Título: Fraga prevê novos desdobramentos
Autor: Safatle, Claudia
Fonte: Valor Econômico, 16/09/2008, Finanças, p. C3
"A situação é bem dramática", comentou Arminio Fraga, sócio da Gávea Investimentos e ex-presidente do Banco Central, ao final do dia de ontem, com mais um "round" da crise financeira americana e suas conseqüências pelo resto do mundo. "Essa é uma crise enorme, com ramificações espalhadas pelo mundo e que acontece no centro e não na periferia (da economia internacional)". Não há previsão para o desfecho final dessa crise, que começou em agosto do ano passado e ainda deverá ter vários desdobramentos.
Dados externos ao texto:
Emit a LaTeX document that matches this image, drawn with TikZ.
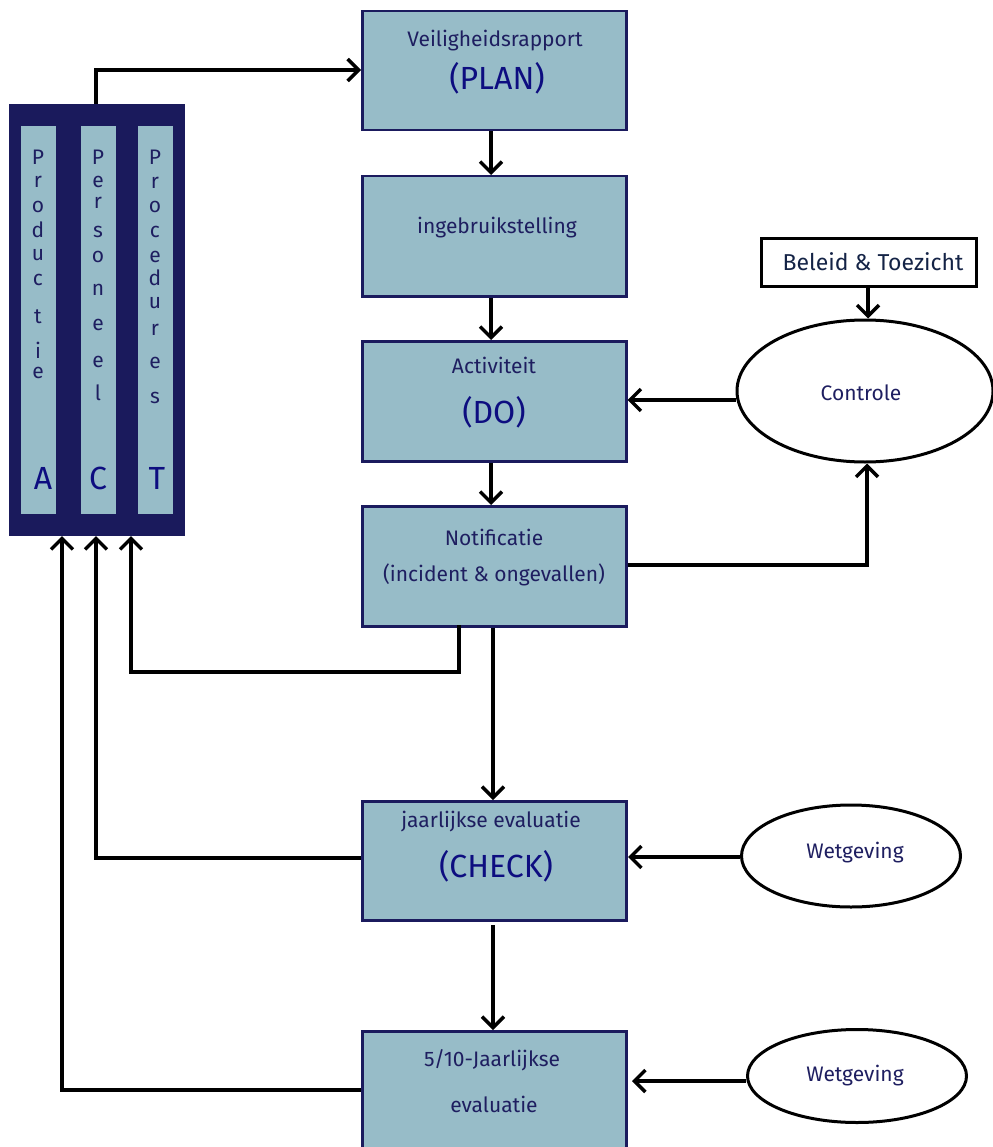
\documentclass[tikz,border=0pt]{standalone}
\usepackage{fontspec}
\setmainfont{Fira Sans}
\usetikzlibrary{arrows.meta,shapes.geometric}
\definecolor{boxfill}{RGB}{151,188,200}
\definecolor{navy}{RGB}{27,27,94}
\definecolor{actfill}{RGB}{26,26,92}
\definecolor{txt}{RGB}{30,30,96}
\definecolor{bigtxt}{RGB}{13,13,128}
\begin{document}
\begin{tikzpicture}[x=1pt,y=-1pt,
  stepbox/.style={draw=navy,line width=2.5pt,fill=boxfill},
  small/.style={text=txt,font=\fontsize{21}{24}\selectfont,inner sep=0pt},
  big/.style={text=bigtxt,font=\fontsize{32}{36}\selectfont,inner sep=0pt},
  vlet/.style={text=txt,font=\fontsize{21}{24}\selectfont,inner sep=0pt},
  conn/.style={line width=3.5pt,black},
  arr/.style={conn,-{Straight Barb[length=11pt,width=22pt]}},
  oval/.style={draw,line width=3pt,ellipse,inner sep=0pt}
]
\useasboundingbox (0,0) rectangle (992,1147);
% main boxes
\node[stepbox,minimum width=264pt,minimum height=119pt,anchor=north west] (plan) at (361,10) {};
\node[stepbox,minimum width=264pt,minimum height=120pt,anchor=north west] (inge) at (361,175) {};
\node[stepbox,minimum width=264pt,minimum height=120pt,anchor=north west] (act) at (361,340) {};
\node[stepbox,minimum width=264pt,minimum height=120pt,anchor=north west] (noti) at (361,505) {};
\node[stepbox,minimum width=264pt,minimum height=119pt,anchor=north west] (check) at (361,800) {};
\node[stepbox,minimum width=264pt,minimum height=140pt,anchor=north west] (five) at (361,1030) {};
% texts
\node[small] (t1) at (495,41) {Veiligheidsrapport};
\node[big] (t2) at (497,78) {(PLAN)};
\node[small] (t3) at (497,228) {ingebruikstelling};
\node[small] (t4) at (494,365) {Activiteit};
\node[big] (t5) at (494,412) {(DO)};
\node[small] (t6) at (494,537) {Notificatie};
\node[small] (t7) at (494,575) {(incident \& ongevallen)};
\node[small] (t8) at (491,822) {jaarlijkse evaluatie};
\node[big] (t9) at (496,866) {(CHECK)};
\node[small] (t10) at (492,1060) {5/10-Jaarlijkse};
\node[small] (t11) at (494,1104) {evaluatie};
% ACT block
\node[fill=actfill,minimum width=176pt,minimum height=432pt,anchor=north west,inner sep=0pt] (actblk) at (9,104) {};
\node[fill=boxfill,minimum width=35pt,minimum height=388pt,anchor=north west,inner sep=0pt] (colA) at (21,126) {};
\node[fill=boxfill,minimum width=35pt,minimum height=388pt,anchor=north west,inner sep=0pt] (colC) at (81,126) {};
\node[fill=boxfill,minimum width=35pt,minimum height=388pt,anchor=north west,inner sep=0pt] (colT) at (138,126) {};
\foreach \l/\y [count=\i] in {P/157,r/182,o/207,d/230,u/255,c/280,t/317,i/350,e/373}
  \node[vlet] (pa\i) at (38,\y) {\l};
\foreach \l/\y [count=\i] in {P/157,e/182,r/203,s/232,o/257,n/290,e/325,e/362,l/393}
  \node[vlet] (pc\i) at (98,\y) {\l};
\foreach \l/\y [count=\i] in {P/157,r/183,o/207,c/232,e/257,d/278,u/303,r/330,e/363,s/398}
  \node[vlet] (pt\i) at (155,\y) {\l};
\node[big] (lA) at (43,478) {A};
\node[big] (lC) at (98,478) {C};
\node[big] (lT) at (157,478) {T};
% right side
\node[draw,line width=3pt,minimum width=215pt,minimum height=48pt,anchor=north west,inner sep=0pt] (bel) at (760,237) {};
\node[text={rgb,255:red,20;green,35;blue,70},font=\fontsize{23}{26}\selectfont,inner sep=0pt] (belt) at (873,262) {Beleid \& Toezicht};
\node[oval,minimum width=256pt,minimum height=142pt] (contr) at (865,391) {};
\node[small] (contrt) at (861,393) {Controle};
\node[oval,minimum width=219pt,minimum height=102pt] (wet1) at (851,856) {};
\node[small] (wet1t) at (855,853) {Wetgeving};
\node[oval,minimum width=219pt,minimum height=93pt] (wet2) at (857,1076) {};
\node[small] (wet2t) at (855,1076) {Wetgeving};
% coordinates
\coordinate (actTop) at (96,104);
\coordinate (c1) at (96,70);
\coordinate (nl) at (459,625);
\coordinate (nl2) at (459,672);
\coordinate (nl3) at (131,672);
\coordinate (tBot) at (131,536);
\coordinate (cBot) at (96,536);
\coordinate (aBot) at (62,536);
% connectors
\draw[arr] (actTop) -- (c1) -- (plan.west |- c1);
\draw[arr] (plan.south -| 491,0) -- (inge.north -| 491,0);
\draw[arr] (inge.south -| 491,0) -- (act.north -| 491,0);
\draw[arr] (act.south -| 491,0) -- (noti.north -| 491,0);
\draw[arr] (noti.south -| 493,0) -- (check.north -| 493,0);
\draw[arr] (493,925) -- (five.north -| 493,0);
\draw[arr] (nl) -- (nl2) -- (nl3) -- (tBot);
\draw[arr] (check.west |- 0,858) -| (cBot);
\draw[arr] (five.west |- 0,1090) -| (aBot);
\draw[arr] (noti.east |- 0,565) -| (contr.south -| 867,0);
\draw[arr] (contr.west |- 0,400) -- (act.east |- 0,400);
\draw[arr] (bel.south -| 868,0) -- (contr.north -| 868,0);
\draw[arr] (wet1.west |- 0,857) -- (628,857);
\draw[arr] (wet2.west |- 0,1081) -- (632,1081);
\end{tikzpicture}
\end{document}
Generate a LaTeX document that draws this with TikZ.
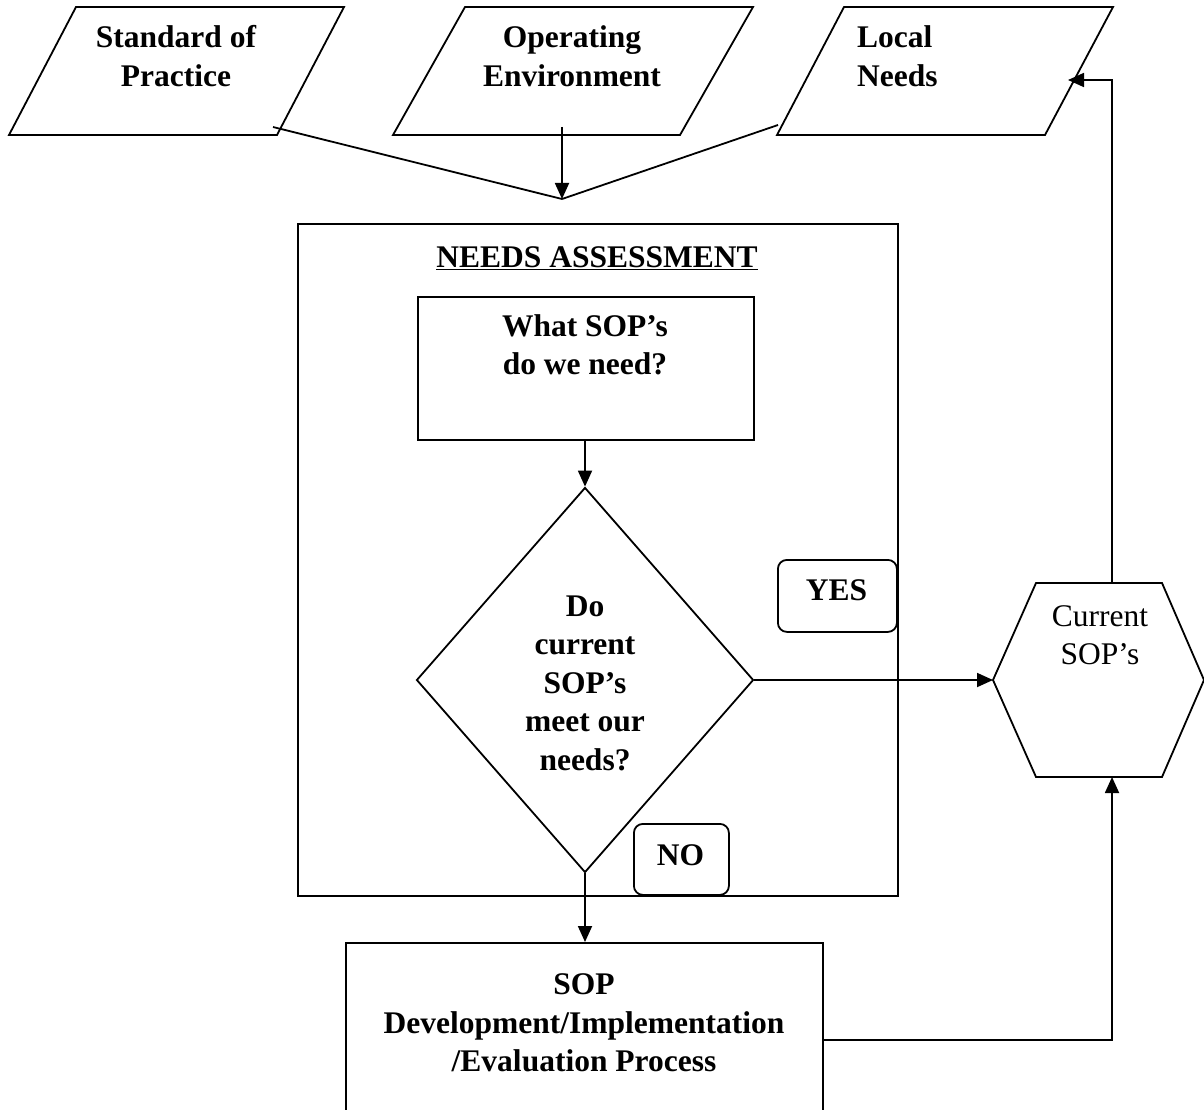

Pela posição do governo americano, que se recusou a financiar os potenciais compradores do Lehman Brothers, quarto maior banco de investimento dos Estados Unidos, que ontem pediu concordata, "está difícil extrair algum sinal de que vai tudo se resolver, salvo com uma medida muito drástica do governo dos EUA, na linha de garantir tudo ou coisa do gênero", disse Fraga. "Os sinais, no fim de semana, vieram em outra direção".
Excluindo uma extensão das garantias com assunção e administração das dívidas pelo governo americano, restariam apenas duas outras possibilidades para se chegar ao fim dessa turbulência: uma crise financeira ainda maior; ou o surgimento de soluções mais naturais no caminho, "que seriam mais polares e mais custosas", na avaliação do ex-presidente do Banco Central.
A decisão do governo dos EUA de não salvar o Lehman, depois de ter resgatado o Bear Stearn, a Fannie Mae e o Freddie Mac, pode ser vista como uma questão de princípios, de que "não dá para socorrer todo mundo e tem que ficar claro que quem fizer bobagem vai perder", avaliou, o que é uma postura até louvável no longo prazo, mas que no curto prazo implicará em pesados custos para o sistema.
Ontem, em meio à tentativas de assimilação desse novo capítulo da crise iniciada com os créditos hipotecários de alto risco (subprimes), e a absorção da Merrill Lynch pelo Bank of America, as preocupações ontem se voltavam para a gigante dos seguros, a American International Group (AIG), que buscava um empréstimo emergencial junto ao Federal Reserve (Fed). A principal seguradora americana, que valia cerca de US$ 250 bilhões e chegou a ter suas ações cotadas à US$ 73, ontem estava valendo apenas US$ 13 bilhões e suas ações caíram, em relação ao pico, 94%, passando a apenas US$ 4,70. Ao mesmo tempo, segundo Fraga, os "spreads" bancários subiram, na esmagadora maioria das instituições, entre 50 pontos base e 200 pontos base ao longo do dia.
No Brasil, embora os efeitos da crise apareçam com maior vigor no mercado de ações - ontem Ibovespa teve queda de 7,59%, seguindo o que aconteceu com as demais bolsas do mundo - a economia deverá ter uma desaceleração como resultado da desaceleração também das economias centrais. Não será nada drástico, acredita Fraga, "salvo alguma surpresa interna, alguma falha na condução da política econômico, que não creio que vá ocorrer". Os preços das principais commodities em queda, retração do mercado de capitais e um desaquecimento da oferta de crédito bancário vão resultar em menor taxa de crescimento. É isso que o governo também espera. "No geral, se olharmos a nossa história, entramos nessa crise com as variáveis econômicas bem posicionadas, e isso já está aí há uma década", concluiu.